The WEKA system offers a range of powerful functionalities designed to enhance data protection, scalability, and efficiency, making it a versatile solution for various storage requirements.

Protection

The WEKA system employs N+2 or N+4 protection, ensuring data protection even in the face of concurrent drive or backend failures and maintaining the WEKA system up and running to provide continuous services. This complex protection scheme is determined during cluster formation and can vary, offering configurations starting from 3+2 up to 16+2 for larger clusters.

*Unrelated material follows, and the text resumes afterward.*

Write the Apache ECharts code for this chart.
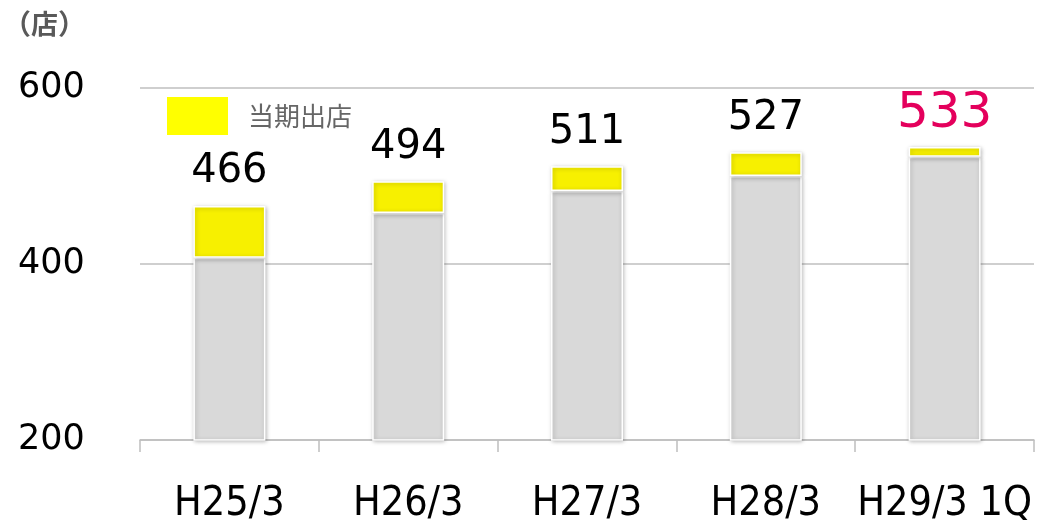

Distributed network scheme

The WEKA system incorporates an any-to-any protection scheme that ensures the rapid recovery of data in the event of a backend failure. Unlike traditional storage architectures, where redundancy is often established across backend servers (backends), WEKA's approach leverages groups of datasets to protect one another within the entire cluster of backends.

Here's how it works:

• Data recovery process: If a backend within the cluster experiences a failure, the WEKA system initiates a rebuilding process using all the other operational backends. These healthy backends work collaboratively to recreate the data that originally resided on the failed backend. Importantly, all this occurs in parallel, with multiple backends simultaneously reading and writing data.

• Speed of rebuild: This approach results in a speedy rebuild process. In a traditional storage setup, only a small subset of backends or drives actively participate in rebuilding, often leading to slow recovery. In contrast, in the WEKA system, all but the failed backend are actively involved, ensuring swift recovery and minimal downtime.

• Scalability benefits: The advantages of this distributed network scheme become even more apparent as the cluster size grows. In larger clusters, the rebuild process is further accelerated, making the WEKA system an ideal choice for organizations that need to handle substantial data volumes without sacrificing data availability.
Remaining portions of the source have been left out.